Small ball helps manufacture win

Jake Bergren replaced the injured Andy Henkemeyer in the leadoff spot and scored the go-ahead run.

Minnesota forward Michëlla Riché (15) tries to pass Northwestern forward Dannielle Diamant on Sunday, Feb. 17, 2013, at Williams Arena.

Ichigo Takikawa, Daily File Photo

Minnesota forward Michëlla Riché (15) tries to pass Northwestern forward Dannielle Diamant on Sunday, Feb. 17, 2013, at Williams Arena.

Samuel Gordon

A two-out single. A stolen base. A chopper up the middle.

The Gophers played small ball at its finest Wednesday night, defeating Division III foe Hamline 3-1 despite only five hits.

Minnesota (7-5) used a collection of six pitchers to hold the Pipers to one run on four hits.

Minnesota’s designated hitter JT Canakes was 1-for-2 with a sacrifice fly and an RBI. Catcher Kurt Schlangen went 1-for-4 and drove in the go-ahead run. First baseman Mark Tatera’s late sacrifice fly provided some insurance.

Hamline’s pitchers threw mostly off-speed pitches that forced Gophers hitters to adjust — something head coach John Anderson didn’t think his team did very well.

“We had a few guys [adjust]. Not enough,” he said. “We still need to see more live pitching.”

However, Anderson said Minnesota’s pitching was phenomenal.

Gophers pitchers didn’t walk a batter, and they struck out 11 Pipers hitters.

Alex Tukey made his first appearance of the season in relief, threw 1.2 innings and picked up the victory.

Tukey took over for starter Kyle O’Shea with Minnesota trailing 1-0 in the fourth inning.

The Gophers tied the game in the bottom of the fourth. Shortstop Michael Handel walked, stole second, advanced to third on a wild pitch and scored on Canakes’ left-field fly ball.

It looked like the 1-1 score would hold through the fifth inning, but with two outs, Gophers center fielder Jake Bergren ripped a single up the middle to keep the inning alive.

Bergren stole second base and then scored on Schlangen’s single up the middle.

Bergren, who batted leadoff in place of the injured Andy Henkemeyer, said he felt comfortable at the top of the order.

“The first couple at-bats, I needed to settle down,” he said. “I was glad to see a lot of pitches out there. That’s the job of the leadoff guy.”

Bergren said he’s improved as a base-stealer and is less hesitant on the base paths.

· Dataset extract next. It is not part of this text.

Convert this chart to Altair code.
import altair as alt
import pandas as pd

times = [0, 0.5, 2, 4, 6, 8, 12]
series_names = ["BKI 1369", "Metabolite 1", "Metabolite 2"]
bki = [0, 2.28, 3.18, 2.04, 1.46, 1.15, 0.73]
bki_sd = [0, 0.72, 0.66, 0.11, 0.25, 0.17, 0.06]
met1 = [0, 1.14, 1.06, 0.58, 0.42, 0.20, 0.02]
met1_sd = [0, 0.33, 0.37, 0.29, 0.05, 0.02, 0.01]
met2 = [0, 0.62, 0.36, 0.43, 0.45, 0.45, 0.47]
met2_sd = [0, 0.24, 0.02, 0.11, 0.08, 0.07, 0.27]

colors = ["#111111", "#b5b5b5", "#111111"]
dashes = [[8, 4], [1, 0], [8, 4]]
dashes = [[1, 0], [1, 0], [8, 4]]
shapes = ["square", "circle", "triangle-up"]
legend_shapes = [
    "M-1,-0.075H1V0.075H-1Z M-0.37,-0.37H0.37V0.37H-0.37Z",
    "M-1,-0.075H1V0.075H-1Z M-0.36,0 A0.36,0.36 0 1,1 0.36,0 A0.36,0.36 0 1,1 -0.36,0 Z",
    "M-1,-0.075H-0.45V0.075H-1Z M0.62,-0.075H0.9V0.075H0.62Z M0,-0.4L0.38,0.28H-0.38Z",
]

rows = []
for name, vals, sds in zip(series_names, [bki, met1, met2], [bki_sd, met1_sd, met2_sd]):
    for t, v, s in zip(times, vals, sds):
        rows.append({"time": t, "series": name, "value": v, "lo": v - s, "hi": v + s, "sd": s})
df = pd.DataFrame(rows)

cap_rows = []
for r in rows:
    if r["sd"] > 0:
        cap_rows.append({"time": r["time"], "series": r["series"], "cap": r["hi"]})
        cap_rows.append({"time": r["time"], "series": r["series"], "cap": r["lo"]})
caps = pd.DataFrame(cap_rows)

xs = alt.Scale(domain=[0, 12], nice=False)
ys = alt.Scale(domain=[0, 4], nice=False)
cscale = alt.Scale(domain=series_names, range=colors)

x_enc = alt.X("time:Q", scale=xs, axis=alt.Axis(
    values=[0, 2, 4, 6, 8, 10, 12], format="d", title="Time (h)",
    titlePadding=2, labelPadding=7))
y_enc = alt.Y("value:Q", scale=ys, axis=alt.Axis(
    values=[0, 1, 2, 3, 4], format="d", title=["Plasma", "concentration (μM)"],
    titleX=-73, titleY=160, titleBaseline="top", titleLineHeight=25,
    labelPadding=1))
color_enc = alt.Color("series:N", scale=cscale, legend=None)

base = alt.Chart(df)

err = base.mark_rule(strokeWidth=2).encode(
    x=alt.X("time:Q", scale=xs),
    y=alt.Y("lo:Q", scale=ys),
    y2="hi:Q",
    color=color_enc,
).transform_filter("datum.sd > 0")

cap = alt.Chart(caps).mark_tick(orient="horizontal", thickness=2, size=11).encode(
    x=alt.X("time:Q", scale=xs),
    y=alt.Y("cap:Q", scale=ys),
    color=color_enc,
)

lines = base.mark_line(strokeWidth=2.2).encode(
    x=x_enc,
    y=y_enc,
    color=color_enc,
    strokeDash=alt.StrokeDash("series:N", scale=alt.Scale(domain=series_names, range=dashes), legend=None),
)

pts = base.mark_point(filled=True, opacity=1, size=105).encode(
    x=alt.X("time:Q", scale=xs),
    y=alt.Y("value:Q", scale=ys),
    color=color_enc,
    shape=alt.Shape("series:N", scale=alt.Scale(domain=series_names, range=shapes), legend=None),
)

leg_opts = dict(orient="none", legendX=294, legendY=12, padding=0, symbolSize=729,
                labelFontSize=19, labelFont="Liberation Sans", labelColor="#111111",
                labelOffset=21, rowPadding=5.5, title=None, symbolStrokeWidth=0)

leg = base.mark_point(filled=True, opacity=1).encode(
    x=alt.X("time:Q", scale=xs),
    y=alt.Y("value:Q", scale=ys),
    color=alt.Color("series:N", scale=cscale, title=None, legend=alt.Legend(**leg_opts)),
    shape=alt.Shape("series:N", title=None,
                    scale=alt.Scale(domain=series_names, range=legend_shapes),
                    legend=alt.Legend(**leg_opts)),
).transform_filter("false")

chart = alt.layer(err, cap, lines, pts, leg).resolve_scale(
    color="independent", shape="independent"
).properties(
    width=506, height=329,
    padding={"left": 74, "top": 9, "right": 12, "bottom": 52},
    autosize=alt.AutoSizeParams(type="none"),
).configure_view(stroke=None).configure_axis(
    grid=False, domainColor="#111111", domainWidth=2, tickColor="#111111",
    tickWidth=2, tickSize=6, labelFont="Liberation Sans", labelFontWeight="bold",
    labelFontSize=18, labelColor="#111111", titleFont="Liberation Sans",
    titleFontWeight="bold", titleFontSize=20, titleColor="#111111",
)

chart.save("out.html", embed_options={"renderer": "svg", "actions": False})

Anderson said the Gophers have focused more on base-stealing this season because their lineup isn’t loaded with power bats.

Minnesota manufactured another run in the seventh inning. Left fielder Troy Larson singled, advanced on an error and scored on Tatera’s sacrifice fly.

Relievers Kevin Kray and Billy Soule pitched scoreless eighth and ninth innings. Soule picked up his fourth save of the season.

Schlangen said Anderson spoke with the team during the week about two-out hitting and hitting with runners in scoring position — two things the Gophers have struggled with this season.

“Once those come back to a regular average, then we’ll scratch across more runs,” he said. “Today wasn’t pretty.”